General characteristics
- Class & type: Jang Bogo-class submarine
- Displacement: 1,180 t surfaced; 1,285 t submerged;
- Length: 55.9 m (183 ft 5 in)
- Beam: 6.4 m (21 ft 0 in)
- Draft: 5.9 m (19 ft 4 in)
- Propulsion: 4 MTU Type 12V493 AZ80 GA31L diesel engines; 1 Siemens electric motor; 1 shaft; 4,600 hp (3,400 kW);
- Speed: 11 knots (20 km/h) surfaced; 21 knots (39 km/h) submerged^{[citation needed]};
- Range: 11,300 nmi (20,900 km) surfaced at 4 knots (7.4 km/h)
- Endurance: 50 days
- Complement: 5 officers, 26 enlisted
- Armament: 8 × 21 in (533 mm) torpedo tubes; 14 SST-4 torpedoes;

= ROKS Jang Bogo =

Submarine of the Republic of Korea Navy

ROKS Jang Bogo (SS-061) is the lead ship of the Jang Bogo-class submarine of the Republic of Korea Navy, and was the first submarine to serve with the navy.
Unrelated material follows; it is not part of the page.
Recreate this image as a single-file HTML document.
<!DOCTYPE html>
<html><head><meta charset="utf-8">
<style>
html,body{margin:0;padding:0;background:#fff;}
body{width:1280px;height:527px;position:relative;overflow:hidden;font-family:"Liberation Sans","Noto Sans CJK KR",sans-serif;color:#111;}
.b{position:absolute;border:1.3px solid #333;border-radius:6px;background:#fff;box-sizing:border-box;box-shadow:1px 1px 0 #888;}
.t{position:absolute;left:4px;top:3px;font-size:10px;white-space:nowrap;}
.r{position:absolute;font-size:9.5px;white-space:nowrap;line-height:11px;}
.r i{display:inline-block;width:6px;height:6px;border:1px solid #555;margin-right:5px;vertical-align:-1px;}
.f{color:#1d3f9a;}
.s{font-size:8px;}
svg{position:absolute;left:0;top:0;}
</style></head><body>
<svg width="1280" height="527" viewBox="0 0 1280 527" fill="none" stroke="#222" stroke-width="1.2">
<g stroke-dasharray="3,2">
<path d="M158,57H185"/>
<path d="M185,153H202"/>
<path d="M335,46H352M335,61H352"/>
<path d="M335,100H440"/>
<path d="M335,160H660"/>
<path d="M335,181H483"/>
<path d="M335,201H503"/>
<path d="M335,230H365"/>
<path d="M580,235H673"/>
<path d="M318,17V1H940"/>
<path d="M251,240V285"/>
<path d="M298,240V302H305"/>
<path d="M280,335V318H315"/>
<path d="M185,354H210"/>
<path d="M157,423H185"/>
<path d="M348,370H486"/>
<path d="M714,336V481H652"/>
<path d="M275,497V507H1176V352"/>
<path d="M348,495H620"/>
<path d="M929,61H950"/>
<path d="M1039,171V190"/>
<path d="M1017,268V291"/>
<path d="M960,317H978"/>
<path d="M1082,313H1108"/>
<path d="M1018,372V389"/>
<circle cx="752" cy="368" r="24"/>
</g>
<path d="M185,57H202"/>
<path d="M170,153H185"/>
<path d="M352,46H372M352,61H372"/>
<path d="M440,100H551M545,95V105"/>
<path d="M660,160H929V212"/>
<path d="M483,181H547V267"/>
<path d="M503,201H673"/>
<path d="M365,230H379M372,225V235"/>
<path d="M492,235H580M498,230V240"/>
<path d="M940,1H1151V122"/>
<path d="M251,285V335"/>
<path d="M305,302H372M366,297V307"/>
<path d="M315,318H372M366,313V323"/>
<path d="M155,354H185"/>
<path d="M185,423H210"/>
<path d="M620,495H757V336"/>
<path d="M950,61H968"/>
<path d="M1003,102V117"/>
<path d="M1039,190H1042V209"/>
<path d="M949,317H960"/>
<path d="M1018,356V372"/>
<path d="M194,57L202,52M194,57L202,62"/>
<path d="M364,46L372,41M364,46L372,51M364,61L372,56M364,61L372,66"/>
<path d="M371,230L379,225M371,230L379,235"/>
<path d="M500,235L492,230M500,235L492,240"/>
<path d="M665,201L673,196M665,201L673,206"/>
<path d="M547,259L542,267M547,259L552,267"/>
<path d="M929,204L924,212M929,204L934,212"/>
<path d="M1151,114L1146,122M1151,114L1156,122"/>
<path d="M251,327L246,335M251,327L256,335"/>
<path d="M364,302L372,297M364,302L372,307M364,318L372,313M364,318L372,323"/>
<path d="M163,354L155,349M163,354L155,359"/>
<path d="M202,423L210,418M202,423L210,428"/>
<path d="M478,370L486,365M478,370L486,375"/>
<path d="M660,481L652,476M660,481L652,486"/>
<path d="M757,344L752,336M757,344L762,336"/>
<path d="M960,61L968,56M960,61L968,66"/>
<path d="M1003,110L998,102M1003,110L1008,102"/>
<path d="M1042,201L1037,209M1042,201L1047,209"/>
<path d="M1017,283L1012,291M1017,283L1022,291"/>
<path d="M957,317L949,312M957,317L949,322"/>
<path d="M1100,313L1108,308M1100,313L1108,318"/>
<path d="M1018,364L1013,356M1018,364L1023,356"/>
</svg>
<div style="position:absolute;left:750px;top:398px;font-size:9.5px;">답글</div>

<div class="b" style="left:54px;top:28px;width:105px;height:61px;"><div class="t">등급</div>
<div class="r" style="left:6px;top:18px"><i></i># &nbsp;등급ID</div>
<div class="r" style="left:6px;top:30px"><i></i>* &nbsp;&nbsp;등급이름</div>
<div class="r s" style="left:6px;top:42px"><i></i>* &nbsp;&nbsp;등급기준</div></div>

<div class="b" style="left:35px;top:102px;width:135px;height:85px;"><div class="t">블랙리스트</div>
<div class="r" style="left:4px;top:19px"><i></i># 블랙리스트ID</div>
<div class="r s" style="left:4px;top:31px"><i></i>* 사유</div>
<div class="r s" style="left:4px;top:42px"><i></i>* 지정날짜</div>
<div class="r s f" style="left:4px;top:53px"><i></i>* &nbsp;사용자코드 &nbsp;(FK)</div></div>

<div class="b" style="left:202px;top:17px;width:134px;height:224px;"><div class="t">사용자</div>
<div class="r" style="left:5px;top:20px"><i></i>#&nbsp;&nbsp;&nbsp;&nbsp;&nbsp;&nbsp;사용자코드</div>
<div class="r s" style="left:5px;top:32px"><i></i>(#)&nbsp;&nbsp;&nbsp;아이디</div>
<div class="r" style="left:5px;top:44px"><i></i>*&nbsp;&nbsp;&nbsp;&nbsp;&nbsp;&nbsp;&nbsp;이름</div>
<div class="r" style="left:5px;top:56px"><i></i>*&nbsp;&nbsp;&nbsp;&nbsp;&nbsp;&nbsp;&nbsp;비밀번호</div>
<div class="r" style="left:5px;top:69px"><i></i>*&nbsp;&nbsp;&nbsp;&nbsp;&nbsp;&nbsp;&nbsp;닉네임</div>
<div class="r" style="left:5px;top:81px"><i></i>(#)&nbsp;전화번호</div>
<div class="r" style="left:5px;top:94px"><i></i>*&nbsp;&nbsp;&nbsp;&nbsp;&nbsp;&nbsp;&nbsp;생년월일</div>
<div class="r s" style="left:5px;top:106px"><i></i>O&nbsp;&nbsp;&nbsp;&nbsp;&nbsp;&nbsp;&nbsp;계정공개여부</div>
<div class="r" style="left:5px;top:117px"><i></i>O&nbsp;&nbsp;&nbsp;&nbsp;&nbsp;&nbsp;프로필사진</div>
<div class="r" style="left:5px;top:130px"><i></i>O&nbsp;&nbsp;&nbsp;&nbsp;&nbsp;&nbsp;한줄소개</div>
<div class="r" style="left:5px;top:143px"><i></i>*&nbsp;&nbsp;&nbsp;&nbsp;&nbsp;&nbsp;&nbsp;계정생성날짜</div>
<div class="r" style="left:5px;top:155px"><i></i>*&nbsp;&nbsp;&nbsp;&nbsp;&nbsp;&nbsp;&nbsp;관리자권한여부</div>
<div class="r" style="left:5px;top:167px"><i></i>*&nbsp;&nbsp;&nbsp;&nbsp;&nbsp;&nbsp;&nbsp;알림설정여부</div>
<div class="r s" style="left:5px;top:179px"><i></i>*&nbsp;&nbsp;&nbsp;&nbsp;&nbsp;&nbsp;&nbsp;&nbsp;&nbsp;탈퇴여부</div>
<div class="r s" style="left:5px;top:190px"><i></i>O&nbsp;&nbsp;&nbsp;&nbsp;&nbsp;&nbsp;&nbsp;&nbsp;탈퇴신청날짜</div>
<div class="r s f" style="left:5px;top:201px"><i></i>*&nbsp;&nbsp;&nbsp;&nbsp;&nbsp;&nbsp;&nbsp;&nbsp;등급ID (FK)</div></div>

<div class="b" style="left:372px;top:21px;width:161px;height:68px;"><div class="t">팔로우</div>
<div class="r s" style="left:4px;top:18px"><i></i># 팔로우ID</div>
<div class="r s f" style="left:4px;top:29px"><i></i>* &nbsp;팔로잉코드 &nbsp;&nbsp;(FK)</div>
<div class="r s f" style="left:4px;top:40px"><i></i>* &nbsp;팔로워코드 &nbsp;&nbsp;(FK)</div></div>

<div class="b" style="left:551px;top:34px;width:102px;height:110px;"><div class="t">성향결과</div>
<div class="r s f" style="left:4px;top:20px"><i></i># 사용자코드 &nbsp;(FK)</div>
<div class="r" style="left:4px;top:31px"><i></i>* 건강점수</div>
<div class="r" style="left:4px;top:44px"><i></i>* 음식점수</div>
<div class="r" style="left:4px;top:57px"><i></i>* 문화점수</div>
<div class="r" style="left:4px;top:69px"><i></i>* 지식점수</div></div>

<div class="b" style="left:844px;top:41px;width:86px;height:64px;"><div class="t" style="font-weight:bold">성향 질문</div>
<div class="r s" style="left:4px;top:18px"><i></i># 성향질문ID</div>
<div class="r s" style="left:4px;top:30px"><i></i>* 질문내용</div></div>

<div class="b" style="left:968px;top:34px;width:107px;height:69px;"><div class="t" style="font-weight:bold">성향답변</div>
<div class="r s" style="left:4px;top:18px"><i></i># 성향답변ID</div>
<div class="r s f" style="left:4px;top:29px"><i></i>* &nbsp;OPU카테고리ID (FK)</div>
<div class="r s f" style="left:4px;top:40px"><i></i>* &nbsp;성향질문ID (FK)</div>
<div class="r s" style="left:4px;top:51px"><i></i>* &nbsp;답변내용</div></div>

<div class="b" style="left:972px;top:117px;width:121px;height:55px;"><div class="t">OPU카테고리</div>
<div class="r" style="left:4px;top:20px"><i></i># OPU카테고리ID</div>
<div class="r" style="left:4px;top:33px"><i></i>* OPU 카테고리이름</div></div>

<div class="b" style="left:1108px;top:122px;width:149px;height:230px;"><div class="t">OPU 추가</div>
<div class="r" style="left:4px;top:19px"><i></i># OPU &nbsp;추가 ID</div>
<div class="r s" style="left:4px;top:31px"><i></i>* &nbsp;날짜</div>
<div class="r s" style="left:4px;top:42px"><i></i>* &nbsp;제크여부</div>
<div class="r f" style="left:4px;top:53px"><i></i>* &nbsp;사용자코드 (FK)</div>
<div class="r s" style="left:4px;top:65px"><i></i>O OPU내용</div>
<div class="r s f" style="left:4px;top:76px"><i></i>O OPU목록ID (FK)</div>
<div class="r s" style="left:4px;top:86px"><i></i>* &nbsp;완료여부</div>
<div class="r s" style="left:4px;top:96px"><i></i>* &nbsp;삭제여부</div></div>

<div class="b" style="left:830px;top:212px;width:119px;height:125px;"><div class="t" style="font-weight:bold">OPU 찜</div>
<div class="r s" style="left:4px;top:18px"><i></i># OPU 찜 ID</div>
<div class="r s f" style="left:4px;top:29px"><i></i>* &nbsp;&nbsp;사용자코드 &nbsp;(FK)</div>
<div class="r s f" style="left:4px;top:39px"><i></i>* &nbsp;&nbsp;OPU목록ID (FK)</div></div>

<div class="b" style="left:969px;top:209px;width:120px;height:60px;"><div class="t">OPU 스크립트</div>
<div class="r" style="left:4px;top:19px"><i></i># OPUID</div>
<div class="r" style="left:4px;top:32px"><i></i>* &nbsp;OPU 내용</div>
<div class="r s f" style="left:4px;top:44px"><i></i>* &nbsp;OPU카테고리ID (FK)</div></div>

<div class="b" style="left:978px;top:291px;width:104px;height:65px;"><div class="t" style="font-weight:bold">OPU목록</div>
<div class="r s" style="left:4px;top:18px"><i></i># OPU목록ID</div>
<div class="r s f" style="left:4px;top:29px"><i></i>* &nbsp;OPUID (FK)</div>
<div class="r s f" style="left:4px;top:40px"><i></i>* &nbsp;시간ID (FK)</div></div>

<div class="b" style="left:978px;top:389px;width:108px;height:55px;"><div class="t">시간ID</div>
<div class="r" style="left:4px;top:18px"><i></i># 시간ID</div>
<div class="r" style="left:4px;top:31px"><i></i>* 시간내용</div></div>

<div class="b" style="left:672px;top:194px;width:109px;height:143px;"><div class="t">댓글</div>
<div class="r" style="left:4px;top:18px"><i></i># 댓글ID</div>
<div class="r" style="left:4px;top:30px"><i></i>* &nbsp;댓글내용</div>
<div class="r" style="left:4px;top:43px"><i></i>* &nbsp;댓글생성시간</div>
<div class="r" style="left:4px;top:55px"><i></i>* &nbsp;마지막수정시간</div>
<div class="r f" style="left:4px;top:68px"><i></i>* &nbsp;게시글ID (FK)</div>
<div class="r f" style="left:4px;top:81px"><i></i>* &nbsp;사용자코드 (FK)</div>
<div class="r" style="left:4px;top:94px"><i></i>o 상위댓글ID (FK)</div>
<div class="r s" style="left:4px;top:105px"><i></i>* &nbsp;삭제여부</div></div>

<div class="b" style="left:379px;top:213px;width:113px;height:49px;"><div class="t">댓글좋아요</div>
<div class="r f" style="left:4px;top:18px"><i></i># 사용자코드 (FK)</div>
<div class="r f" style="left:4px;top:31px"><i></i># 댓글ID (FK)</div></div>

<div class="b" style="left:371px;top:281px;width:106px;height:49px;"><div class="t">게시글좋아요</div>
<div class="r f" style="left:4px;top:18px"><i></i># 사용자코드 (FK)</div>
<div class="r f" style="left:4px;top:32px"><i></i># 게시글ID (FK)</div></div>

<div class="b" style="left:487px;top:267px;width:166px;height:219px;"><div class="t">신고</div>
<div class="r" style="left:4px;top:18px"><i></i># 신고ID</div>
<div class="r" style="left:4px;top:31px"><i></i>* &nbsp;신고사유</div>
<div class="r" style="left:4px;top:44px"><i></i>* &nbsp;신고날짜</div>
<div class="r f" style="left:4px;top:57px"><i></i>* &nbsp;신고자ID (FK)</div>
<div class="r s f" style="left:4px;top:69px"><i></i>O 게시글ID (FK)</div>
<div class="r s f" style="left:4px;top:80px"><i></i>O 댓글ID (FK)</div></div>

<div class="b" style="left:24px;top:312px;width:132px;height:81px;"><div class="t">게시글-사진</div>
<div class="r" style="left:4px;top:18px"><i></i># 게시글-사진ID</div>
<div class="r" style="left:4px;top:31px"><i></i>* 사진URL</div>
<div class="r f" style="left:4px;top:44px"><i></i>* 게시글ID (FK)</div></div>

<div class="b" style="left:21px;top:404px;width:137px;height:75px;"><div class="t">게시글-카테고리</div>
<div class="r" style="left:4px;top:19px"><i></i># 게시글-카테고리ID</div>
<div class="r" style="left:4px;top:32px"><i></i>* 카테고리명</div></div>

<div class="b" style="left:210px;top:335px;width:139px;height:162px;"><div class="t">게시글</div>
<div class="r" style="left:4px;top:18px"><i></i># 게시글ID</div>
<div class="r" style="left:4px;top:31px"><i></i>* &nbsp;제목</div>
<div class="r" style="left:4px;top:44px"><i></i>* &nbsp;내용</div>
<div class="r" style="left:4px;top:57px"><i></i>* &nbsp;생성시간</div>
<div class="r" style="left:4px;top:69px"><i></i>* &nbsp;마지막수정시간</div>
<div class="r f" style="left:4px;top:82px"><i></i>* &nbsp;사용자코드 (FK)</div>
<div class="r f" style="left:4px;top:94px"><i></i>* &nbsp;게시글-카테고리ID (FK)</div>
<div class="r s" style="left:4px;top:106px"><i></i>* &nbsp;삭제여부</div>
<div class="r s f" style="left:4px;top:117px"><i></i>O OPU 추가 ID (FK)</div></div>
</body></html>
It is one of the Type 209 submarines built for export by Germany.

==Development==
At the end of the 1980s the South Korean navy started to improve its overall capability and began to operate more advanced vessels. South Korea purchased its first submarines, the German U-209 class in its Type 1200 subvariant, ordered as the Jang Bogo class. These boats are generally similar to Turkey's six Atilay-class submarines, with German sensors and weapons.
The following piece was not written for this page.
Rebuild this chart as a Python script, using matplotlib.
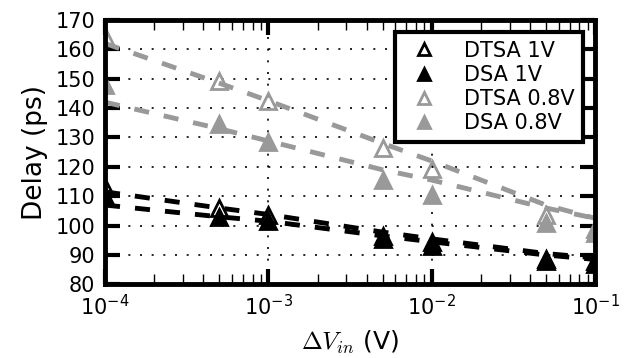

The first order placed late in 1987 covered three boats, one to be completed in Germany and the other two in South Korea from German-supplied kits. There followed by two additional three-boat orders placed in October 1989 and January 1994 for boats of South Korean construction. The boats were commissioned from 1993 to 2001.

The older boats were upgraded, it is believed that the modernization included a hull stretch to the Type 1400 length, provision for tube-launched Harpoon missiles and the addition of a towed-array sonar.

ROKS Jang Bogo was slated to decommission at end of December 2025 after 34 years of service.